More than 70 futures research reports have been produced, engaging over 4,000 participants across regions and cultures. The establishment and continued collaboration among an international network of Nodes has strengthened global foresight capacity, while activities such as articles, university courses, podcasts, keynote lectures, and internships have improved thinking about the future at multiple levels. The Millennium Awards have supported students addressing the 15 Global Challenges, helping cultivate new generations of futurists.
Institutionally, the Project has played a catalytic role in bringing the Council of Presidents of the United Nations General Assembly to address AGI governance and in encouraging both the Club of Rome and the World Academy of Art and Science to engage with AGI governance issues. Historically, when operating under the American Council for the UN University, The Millennium Project was the second UN-related organization to establish a website, demonstrating early digital leadership.
Perhaps most importantly, The Millennium Project has given many people a more optimistic view of the future while not avoiding the worst of what humanity is doing at a global level. Following the scenario-building approach associated with Herman Kahn, it explores baseline, better, and worse global futures, illustrating what is possible in both positive and negative directions. Very few organizations in the world engage in creating such comprehensive, long-term global scenarios, a challenge to which The Millennium Project tried to respond when it was launched, making this work uniquely valuable. In doing so, The Millennium Project encourages informed choice, strategic anticipation, and the deliberate shaping of preferable futures rather than passive acceptance of probable ones.
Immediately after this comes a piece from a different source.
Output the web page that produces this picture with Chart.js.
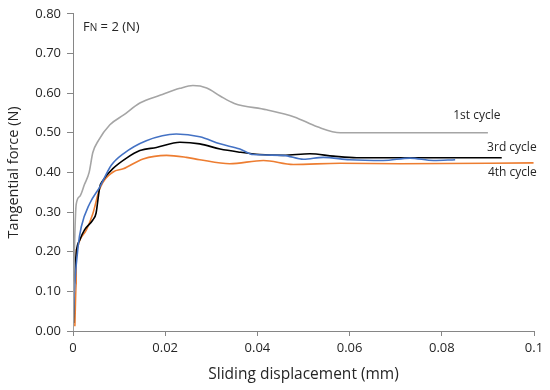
<!DOCTYPE html>
<html>
<head>
<meta charset="utf-8">
<script src="https://cdn.jsdelivr.net/npm/chart.js@4/dist/chart.umd.min.js"></script>
<style>
html,body{margin:0;padding:0;background:#fff;}
#wrap{width:550px;height:390px;position:relative;}
</style>
</head>
<body>
<div id="wrap"><canvas id="c" width="550" height="390"></canvas></div>
<script>
// ---- data ----
const cycle1X = [0, 0.0003, 0.0007, 0.0015, 0.0025, 0.0035, 0.0043, 0.0055, 0.008, 0.011, 0.0145, 0.019, 0.0232, 0.026, 0.029, 0.032, 0.035, 0.042, 0.048, 0.053, 0.058, 0.09];
const cycle1Y = [0, 0.20, 0.32, 0.34, 0.37, 0.40, 0.45, 0.48, 0.52, 0.545, 0.575, 0.595, 0.612, 0.619, 0.613, 0.592, 0.574, 0.558, 0.54, 0.515, 0.50, 0.50];

const cycle2X = [0, 0.0004, 0.0011, 0.0018, 0.0036, 0.0058, 0.0083, 0.0109, 0.0159, 0.0224, 0.0275, 0.0319, 0.0362, 0.0391, 0.0456, 0.050, 0.0543, 0.060, 0.0673, 0.0731, 0.0782, 0.0829];
const cycle2Y = [0.02, 0.12, 0.213, 0.263, 0.321, 0.363, 0.418, 0.447, 0.480, 0.497, 0.490, 0.472, 0.459, 0.445, 0.443, 0.433, 0.438, 0.432, 0.430, 0.436, 0.430, 0.432];

const cycle3X = [0.0001, 0.0003, 0.0007, 0.0015, 0.0025, 0.0043, 0.005, 0.0054, 0.0058, 0.0065, 0.0087, 0.0116, 0.0145, 0.0181, 0.0232, 0.0275, 0.0319, 0.0362, 0.0405, 0.0456, 0.0514, 0.0565, 0.0615, 0.093];
const cycle3Y = [0.02, 0.12, 0.197, 0.23, 0.255, 0.28, 0.297, 0.33, 0.363, 0.38, 0.41, 0.436, 0.455, 0.463, 0.476, 0.472, 0.459, 0.451, 0.445, 0.443, 0.447, 0.441, 0.437, 0.437];

const cycle4X = [0.0004, 0.0007, 0.0007, 0.0015, 0.0029, 0.0043, 0.0058, 0.0087, 0.0109, 0.0152, 0.0203, 0.0246, 0.0275, 0.034, 0.0413, 0.0478, 0.0579, 0.0709, 0.0999];
const cycle4Y = [0.012, 0.12, 0.204, 0.23, 0.255, 0.296, 0.359, 0.401, 0.409, 0.434, 0.443, 0.438, 0.432, 0.422, 0.430, 0.420, 0.423, 0.422, 0.424];

const xTicks = [0, 0.02, 0.04, 0.06, 0.08, 0.1];
const yTicks = [0, 0.1, 0.2, 0.3, 0.4, 0.5, 0.6, 0.7, 0.8];

const seriesLabels = ["1st cycle", "2nd cycle", "3rd cycle", "4th cycle"];
const labelPos = [[0.0876, 0.543], null, [0.0952, 0.463], [0.0953, 0.399]];

const FONT = "Open Sans";
const TXT = "#262626";

function pts(xs, ys){ return xs.map((x,i)=>({x:x, y:ys[i]})); }

const labelPlugin = {
  id: 'lbls',
  afterDatasetsDraw(chart){
    const ctx = chart.ctx, xs = chart.scales.x, ys = chart.scales.y;
    ctx.save();
    ctx.fillStyle = TXT;
    ctx.font = "12px '" + FONT + "'";
    ctx.textAlign = 'center';
    ctx.textBaseline = 'middle';
    labelPos.forEach((p,i)=>{
      if(!p) return;
      ctx.fillText(seriesLabels[i], xs.getPixelForValue(p[0]), ys.getPixelForValue(p[1]));
    });
    // F_N = 2 (N)
    const area = chart.chartArea;
    let x0 = area.left + 10, y0 = area.top + 13;
    ctx.textAlign = 'left';
    ctx.font = "13px '" + FONT + "'";
    ctx.fillText("F", x0, y0);
    let w = ctx.measureText("F").width;
    ctx.font = "10px '" + FONT + "'";
    ctx.fillText("N", x0 + w, y0 + 1);
    w += ctx.measureText("N").width;
    ctx.font = "13px '" + FONT + "'";
    ctx.fillText(" = 2 (N)", x0 + w, y0);
    ctx.restore();
  }
};

const colors = ["#a5a5a5", "#4472c4", "#000000", "#ed7d31"];
const xsArr = [cycle1X, cycle2X, cycle3X, cycle4X];
const ysArr = [cycle1Y, cycle2Y, cycle3Y, cycle4Y];

new Chart(document.getElementById('c'), {
  type: 'scatter',
  data: {
    datasets: seriesLabels.map((l,i)=>({
      label: l,
      data: pts(xsArr[i], ysArr[i]),
      showLine: true,
      borderColor: colors[i],
      backgroundColor: colors[i],
      borderWidth: 1.6,
      pointRadius: 0,
      tension: 0.4,
      cubicInterpolationMode: 'monotone'
    }))
  },
  options: {
    responsive: false,
    animation: false,
    layout: { padding: { top: 12, right: 16, left: 0, bottom: 0 } },
    plugins: { legend: { display: false }, tooltip: { enabled: false } },
    scales: {
      x: {
        type: 'linear', min: 0, max: 0.1,
        afterBuildTicks(s){ s.ticks = xTicks.map(v=>({value:v})); },
        afterFit(s){ s.height = 59; },
        border: { color: '#868686', width: 1 },
        grid: { drawOnChartArea: false, tickLength: 5, color: '#868686' },
        ticks: { color: TXT, font: { family: FONT, size: 13 }, padding: 4, maxRotation: 0,
          callback: v => String(parseFloat(v.toFixed(2))) },
        title: { display: true, text: 'Sliding displacement (mm)', color: TXT,
          font: { family: FONT, size: 15.5 }, padding: { top: 2, bottom: 6 } }
      },
      y: {
        type: 'linear', min: 0, max: 0.8,
        afterBuildTicks(s){ s.ticks = yTicks.map(v=>({value:v})); },
        afterFit(s){ s.width = 73; },
        border: { color: '#868686', width: 1 },
        grid: { drawOnChartArea: false, tickLength: 6, color: '#868686' },
        ticks: { color: TXT, font: { family: FONT, size: 13 }, padding: 6,
          callback: v => v.toFixed(2) },
        title: { display: true, text: 'Tangential force (N)', color: TXT,
          font: { family: FONT, size: 14.5 }, padding: { top: 5, bottom: 2 } }
      }
    }
  },
  plugins: [labelPlugin]
});
</script>
</body>
</html>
Looking ahead, several priorities define the next phase of work. FRM 3.0, which includes 37 methods now, will be updated to explore the implications of AI for each method, with the potential addition of approximately ten new methods. Work on national and international governance of AGI will continue in collaboration with the Council of Presidents of the United Nations General Assembly, the Inter-Parliamentary Union, the World Academy of Art and Science, and the Club of Rome. The United Nations will be encouraged to seriously consider the creation of a dedicated governance system for AGI, building on the models developed in The Millennium Project’s study, which is currently being completed and will include three alternative scenarios.
Further work will explore alternative futures for social structures and social coherence in light of AGI, changing political norms, and evolving multilateral dynamics. The 15 Global Challenges will continue to be updated online, the State of the Future 20.0 will be promoted, and the concept of a digital twin will be explored to create a more interactive and accessible knowledge platform for the Project’s materials.
After thirty years, The Millennium Project has evolved from a pioneering initiative into one of the most active and influential global futures think tanks. As futures studies remain vital to the direction of human civilization, the global family of the Millennium Project continues its shared journey — committed to making deeper and more valuable contributions to humanity’s long-term development and to shaping positive futures for generations to come.